-- AIM OF THE TASK --
Repeat only what lies from the line with "Rebuild this chart" to the line with "plt.rcParams['font.family'] = ['Open", those two lines included, exactly as it stands; omit any images.

-- EXCERPTED DATA --
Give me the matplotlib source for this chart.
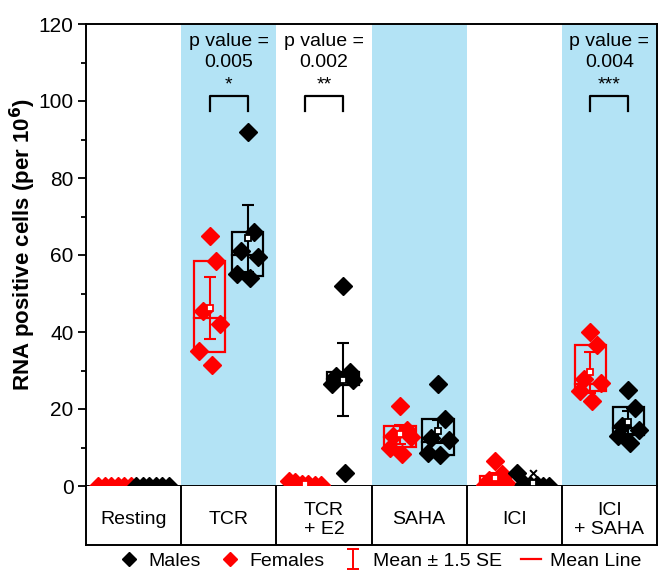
import numpy as np
import matplotlib
matplotlib.use("Agg")
import matplotlib.pyplot as plt
from matplotlib.lines import Line2D
from matplotlib.path import Path

plt.rcParams['font.family'] = ['Liberation Sans', 'DejaVu Sans']

# ---------------- data ----------------
categories = ["Resting", "TCR", "TCR\n+ E2", "SAHA", "ICI", "ICI\n+ SAHA"]

females = [
    [0, 0, 0, 0, 0, 0],
    [65, 58.5, 45.5, 42, 35, 31.5],
    [0.3, 1.0, 0.6, 1.2, 0.5, 0.2],
    [20.7, 14.5, 13, 12.7, 10, 8.2],
    [6.5, 3, 1.5, 0.8, 0.3, 0.2],
    [40, 36.7, 27.7, 26.7, 24.8, 22],
]
males = [
    [0, 0, 0, 0, 0, 0],
    [92, 66, 61, 59.5, 55, 54],
    [52, 29.7, 28.5, 27.5, 26.5, 3.4],
    [26.5, 17.3, 12.5, 12, 8.5, 8],
    [3.3, 0.5, 0.3, 0.2, 0.1, 0],
    [25, 20.3, 15.5, 14.5, 13, 11.2],
]

# box statistics (q1, median, q3, mean, 1.5 SE)
f_q1 = [0, 34.7, 0.3, 10.1, 0.3, 24.8]
f_med = [0, 43.7, 0.5, 12.7, 1.0, 26.6]
f_q3 = [0, 58.4, 1.0, 15.5, 2.5, 36.5]
f_mean = [0, 46.3, 0.6, 13.4, 2.0, 29.5]
f_err = [0, 8.0, 0.2, 2.5, 1.3, 5.3]

m_q1 = [0, 54.6, 26.2, 8.0, 0.1, 13.2]
m_med = [0, 60.0, 27.7, 11.5, 0.25, 15.0]
m_q3 = [0, 66.0, 29.5, 17.3, 0.5, 20.4]
m_mean = [0, 64.4, 27.6, 14.2, 0.7, 16.5]
m_err = [0, 8.7, 9.5, 3.0, 0.6, 3.0]

p_groups = [1, 2, 5]
p_texts = ["p value =\n0.005", "p value =\n0.002", "p value =\n0.004"]
p_stars = ["*", "**", "***"]

# ---------------- layout ----------------
W, H = 658, 576
fig = plt.figure(figsize=(W / 100, H / 100), dpi=100)
left_px, right_px = 86, 657
top_px, zero_px, table_px = 24, 486, 545
ax = fig.add_axes([left_px / W, 1 - zero_px / H, (right_px - left_px) / W, (zero_px - top_px) / H])
axt = fig.add_axes([left_px / W, 1 - table_px / H, (right_px - left_px) / W, (table_px - zero_px) / H])

BLUE = "#B3E3F5"
RED = "#FF0000"
BLACK = "#000000"
OFF = 0.2
BOXW = 0.33

for i in (1, 3, 5):
    ax.axvspan(i, i + 1, color=BLUE, zorder=0, lw=0)

spread_pattern = np.array([0.0, 0.07, -0.07, 0.11, -0.11, 0.02])
flat_pattern = np.linspace(-0.17, 0.17, 6)


def draw_group(ci, vals, q1, med, q3, mean, err, color, side):
    xc = ci + 0.5 + side * OFF
    vals = np.array(vals, dtype=float)
    # box
    if q3 - q1 > 0:
        ax.add_patch(plt.Rectangle((xc - BOXW / 2, q1), BOXW, q3 - q1, fill=False,
                                   ec=color, lw=1.6, zorder=3))
        ax.plot([xc - BOXW / 2, xc + BOXW / 2], [med, med], color=color, lw=1.6, zorder=3)
    # error bar
    if err > 0:
        ax.errorbar([xc], [mean], yerr=[err], color=color, lw=1.5, capsize=4,
                    capthick=1.5, zorder=4, fmt='none')
    # points
    if vals.max() - vals.min() < 5:
        offs = flat_pattern
    else:
        offs = spread_pattern
    order = np.argsort(-vals)
    xs = np.empty_like(vals)
    xs[order] = xc + offs[:len(vals)]
    ax.scatter([xc, xc], [vals.max(), vals.min()], marker='x', s=24, color=color,
               lw=1.4, zorder=5, clip_on=False)
    ax.plot(xs, vals, 'D', ms=9, color=color, mec=color, zorder=6, clip_on=False, ls='none')
    # mean marker
    if mean > 0:
        ax.plot([xc], [mean], 's', ms=4.5, mfc='white', mec=color, mew=1.3, zorder=7)


for ci in range(len(categories)):
    draw_group(ci, females[ci], f_q1[ci], f_med[ci], f_q3[ci], f_mean[ci], f_err[ci], RED, -1)
    draw_group(ci, males[ci], m_q1[ci], m_med[ci], m_q3[ci], m_mean[ci], m_err[ci], BLACK, +1)

# significance annotations
for g, t, s in zip(p_groups, p_texts, p_stars):
    x1, x2 = g + 0.5 - OFF, g + 0.5 + OFF
    ax.plot([x1, x1, x2, x2], [97.5, 101.3, 101.3, 97.5], color='black', lw=1.6, zorder=5)
    ax.text(g + 0.5, 117.6, t, ha='center', va='top', fontsize=14, linespacing=1.3)
    ax.text(g + 0.5, 102.9, s, ha='center', va='baseline', fontsize=14)

ax.set_xlim(0, 6)
ax.set_ylim(0, 120)
ax.set_xticks([])
ax.set_yticks(np.arange(0, 121, 20))
ax.set_yticks(np.arange(10, 120, 20), minor=True)
ax.tick_params(axis='y', which='major', direction='out', length=6, width=1.3, labelsize=15, pad=3)
ax.tick_params(axis='y', which='minor', direction='out', length=3.5, width=1.3)
for sp in ax.spines.values():
    sp.set_linewidth(1.4)
ax.set_ylabel(r"RNA positive cells (per 10$^\mathbf{6}$)", fontsize=16, fontweight='bold')
ax.yaxis.set_label_coords((38 - left_px) / (right_px - left_px), (zero_px - 244) / (zero_px - top_px))

# category table
axt.set_xlim(0, 6)
axt.set_ylim(0, 1)
axt.set_xticks([])
axt.set_yticks([])
for sp in axt.spines.values():
    sp.set_linewidth(1.4)
axt.spines['top'].set_visible(False)
for b in range(1, 6):
    axt.axvline(b, color='black', lw=1.4)
for ci, c in enumerate(categories):
    axt.text(ci + 0.5, 0.43, c, ha='center', va='center', fontsize=14, linespacing=1.15)

# legend
ibeam = Path([(-0.3, 0.5), (0.3, 0.5), (0, 0.5), (0, -0.5), (-0.3, -0.5), (0.3, -0.5)],
             [Path.MOVETO, Path.LINETO, Path.MOVETO, Path.LINETO, Path.MOVETO, Path.LINETO])
handles = [
    Line2D([], [], marker='D', ms=7.5, color=BLACK, ls='none'),
    Line2D([], [], marker='D', ms=7.5, color=RED, ls='none'),
    Line2D([], [], marker=ibeam, ms=15, color=RED, mew=1.4, ls='none', fillstyle='none'),
    Line2D([], [], color=RED, lw=1.6),
]
labels = ["Males", "Females", "Mean \u00b1 1.5 SE", "Mean Line"]
fig.legend(handles, labels, loc='center', bbox_to_anchor=(0.578, 1 - 561 / H), ncol=4,
           frameon=False, fontsize=14, handlelength=1.0, handletextpad=0.5,
           columnspacing=1.0)

fig.savefig("out.png", dpi=100)
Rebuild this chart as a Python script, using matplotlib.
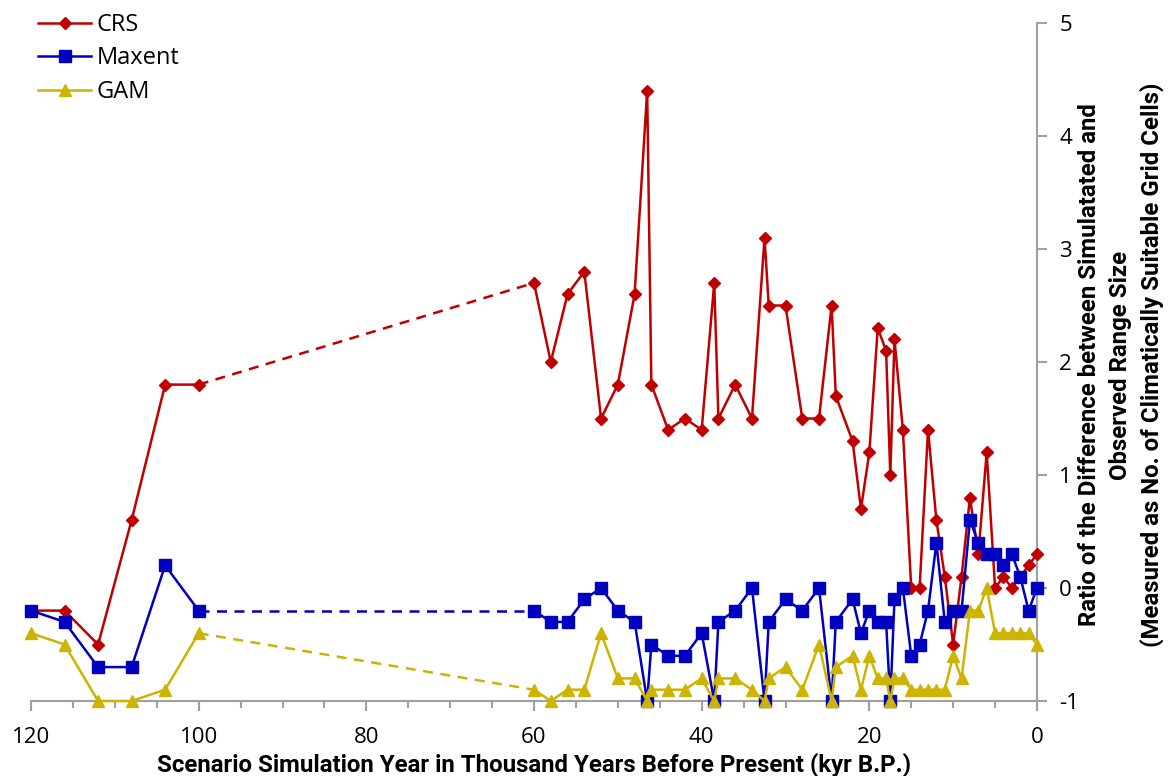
import matplotlib
matplotlib.use("Agg")
import matplotlib.pyplot as plt
import numpy as np

years = [120, 116, 112, 108, 104, 100, 60, 58, 56, 54, 52, 50, 48, 46.5, 46, 44, 42, 40,
         38.5, 38, 36, 34, 32.5, 32, 30, 28, 26, 24.5, 24, 22, 21, 20, 19, 18, 17.5, 17,
         16, 15, 14, 13, 12, 11, 10, 9, 8, 7, 6, 5, 4, 3, 2, 1, 0]

crs = [-0.2, -0.2, -0.5, 0.6, 1.8, 1.8, 2.7, 2.0, 2.6, 2.8, 1.5, 1.8, 2.6, 4.4, 1.8, 1.4, 1.5, 1.4,
       2.7, 1.5, 1.8, 1.5, 3.1, 2.5, 2.5, 1.5, 1.5, 2.5, 1.7, 1.3, 0.7, 1.2, 2.3, 2.1, 1.0, 2.2,
       1.4, 0.0, 0.0, 1.4, 0.6, 0.1, -0.5, 0.1, 0.8, 0.3, 1.2, 0.0, 0.1, 0.0, 0.1, 0.2, 0.3]

maxent = [-0.2, -0.3, -0.7, -0.7, 0.2, -0.2, -0.2, -0.3, -0.3, -0.1, 0.0, -0.2, -0.3, -1.0, -0.5, -0.6, -0.6, -0.4,
          -1.0, -0.3, -0.2, 0.0, -1.0, -0.3, -0.1, -0.2, 0.0, -1.0, -0.3, -0.1, -0.4, -0.2, -0.3, -0.3, -1.0, -0.1,
          0.0, -0.6, -0.5, -0.2, 0.4, -0.3, -0.2, -0.2, 0.6, 0.4, 0.3, 0.3, 0.2, 0.3, 0.1, -0.2, 0.0]

gam = [-0.4, -0.5, -1.0, -1.0, -0.9, -0.4, -0.9, -1.0, -0.9, -0.9, -0.4, -0.8, -0.8, -1.0, -0.9, -0.9, -0.9, -0.8,
       -1.0, -0.8, -0.8, -0.9, -1.0, -0.8, -0.7, -0.9, -0.5, -1.0, -0.7, -0.6, -0.9, -0.6, -0.8, -0.8, -1.0, -0.8,
       -0.8, -0.9, -0.9, -0.9, -0.9, -0.9, -0.6, -0.8, -0.2, -0.2, 0.0, -0.4, -0.4, -0.4, -0.4, -0.4, -0.5]

series_names = ["CRS", "Maxent", "GAM"]
x_ticks = [120, 100, 80, 60, 40, 20, 0]
y_ticks = [-1, 0, 1, 2, 3, 4, 5]

colors = {"CRS": "#C00000", "Maxent": "#0000C0", "GAM": "#CCB400"}
markers = {"CRS": ("D", 6.5), "Maxent": ("s", 8.5), "GAM": ("^", 9)}

plt.rcParams['font.family'] = ['Open Sans', 'DejaVu Sans']

fig = plt.figure(figsize=(11.72, 7.76), dpi=100)
ax = fig.add_axes([31 / 1172, 1 - 701 / 776, (1037 - 31) / 1172, (701 - 23) / 776])

yrs = np.array(years, dtype=float)
gap = int(np.argmax(np.abs(np.diff(yrs)) > 10))  # index before the gap

for name, vals in zip(series_names, [crs, maxent, gam]):
    v = np.array(vals, dtype=float)
    c = colors[name]
    m, ms = markers[name]
    ax.plot(yrs[:gap + 1], v[:gap + 1], color=c, lw=1.8, marker=m, ms=ms, clip_on=False, zorder=3)
    ax.plot(yrs[gap:gap + 2], v[gap:gap + 2], color=c, lw=1.8, ls=(0, (4, 3)), clip_on=False, zorder=2)
    ax.plot(yrs[gap + 1:], v[gap + 1:], color=c, lw=1.8, marker=m, ms=ms, clip_on=False, zorder=3,
            label=name)

ax.set_xlim(120, 0)
ax.set_ylim(-1, 5)
ax.set_xticks(x_ticks)
ax.set_xticks(np.arange(0, 121, 5), minor=True)
ax.set_yticks(y_ticks)

for s in ["top", "left"]:
    ax.spines[s].set_visible(False)
for s in ["bottom", "right"]:
    ax.spines[s].set_color("#A0A0A0")
    ax.spines[s].set_linewidth(1.5)

ax.yaxis.tick_right()
ax.tick_params(axis="both", which="both", color="#A0A0A0", width=1.5, labelsize=16, labelcolor="#000000")
ax.tick_params(axis="x", which="major", length=7, pad=12)
ax.tick_params(axis="x", which="minor", length=5)
ax.tick_params(axis="y", which="major", length=7, pad=9)
ax.set_yticklabels([str(t) for t in y_ticks])
ax.set_xticklabels([str(t) for t in x_ticks])

tfam = ['Roboto', 'DejaVu Sans']
ax.set_xlabel("Scenario Simulation Year in Thousand Years Before Present (kyr B.P.)",
              family=tfam, weight='bold', size=17.3, labelpad=3)
fig.text(1121 / 1172, 1 - 365 / 776,
         "Ratio of the Difference between Simulatated and\nObserved Range Size\n(Measured as No. of Climatically Suitable Grid Cells)",
         rotation=90, ha="center", va="center", multialignment="center", linespacing=1.4,
         family=tfam, weight="bold", size=17.3)

leg = ax.legend(loc="upper left", bbox_to_anchor=(38 / 1172, 1 - 13 / 776), bbox_transform=fig.transFigure,
                frameon=False, fontsize=17, handlelength=2.25, handletextpad=0.22, labelspacing=0.4,
                borderaxespad=0, borderpad=0)

fig.savefig("out.png", dpi=100)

-- RESPONSE --
Rebuild this chart as a Python script, using matplotlib.
import matplotlib
matplotlib.use("Agg")
import matplotlib.pyplot as plt
import numpy as np

years = [120, 116, 112, 108, 104, 100, 60, 58, 56, 54, 52, 50, 48, 46.5, 46, 44, 42, 40,
         38.5, 38, 36, 34, 32.5, 32, 30, 28, 26, 24.5, 24, 22, 21, 20, 19, 18, 17.5, 17,
         16, 15, 14, 13, 12, 11, 10, 9, 8, 7, 6, 5, 4, 3, 2, 1, 0]

crs = [-0.2, -0.2, -0.5, 0.6, 1.8, 1.8, 2.7, 2.0, 2.6, 2.8, 1.5, 1.8, 2.6, 4.4, 1.8, 1.4, 1.5, 1.4,
       2.7, 1.5, 1.8, 1.5, 3.1, 2.5, 2.5, 1.5, 1.5, 2.5, 1.7, 1.3, 0.7, 1.2, 2.3, 2.1, 1.0, 2.2,
       1.4, 0.0, 0.0, 1.4, 0.6, 0.1, -0.5, 0.1, 0.8, 0.3, 1.2, 0.0, 0.1, 0.0, 0.1, 0.2, 0.3]

maxent = [-0.2, -0.3, -0.7, -0.7, 0.2, -0.2, -0.2, -0.3, -0.3, -0.1, 0.0, -0.2, -0.3, -1.0, -0.5, -0.6, -0.6, -0.4,
          -1.0, -0.3, -0.2, 0.0, -1.0, -0.3, -0.1, -0.2, 0.0, -1.0, -0.3, -0.1, -0.4, -0.2, -0.3, -0.3, -1.0, -0.1,
          0.0, -0.6, -0.5, -0.2, 0.4, -0.3, -0.2, -0.2, 0.6, 0.4, 0.3, 0.3, 0.2, 0.3, 0.1, -0.2, 0.0]

gam = [-0.4, -0.5, -1.0, -1.0, -0.9, -0.4, -0.9, -1.0, -0.9, -0.9, -0.4, -0.8, -0.8, -1.0, -0.9, -0.9, -0.9, -0.8,
       -1.0, -0.8, -0.8, -0.9, -1.0, -0.8, -0.7, -0.9, -0.5, -1.0, -0.7, -0.6, -0.9, -0.6, -0.8, -0.8, -1.0, -0.8,
       -0.8, -0.9, -0.9, -0.9, -0.9, -0.9, -0.6, -0.8, -0.2, -0.2, 0.0, -0.4, -0.4, -0.4, -0.4, -0.4, -0.5]

series_names = ["CRS", "Maxent", "GAM"]
x_ticks = [120, 100, 80, 60, 40, 20, 0]
y_ticks = [-1, 0, 1, 2, 3, 4, 5]

colors = {"CRS": "#C00000", "Maxent": "#0000C0", "GAM": "#CCB400"}
markers = {"CRS": ("D", 6.5), "Maxent": ("s", 8.5), "GAM": ("^", 9)}

plt.rcParams['font.family'] = ['Open Sans', 'DejaVu Sans']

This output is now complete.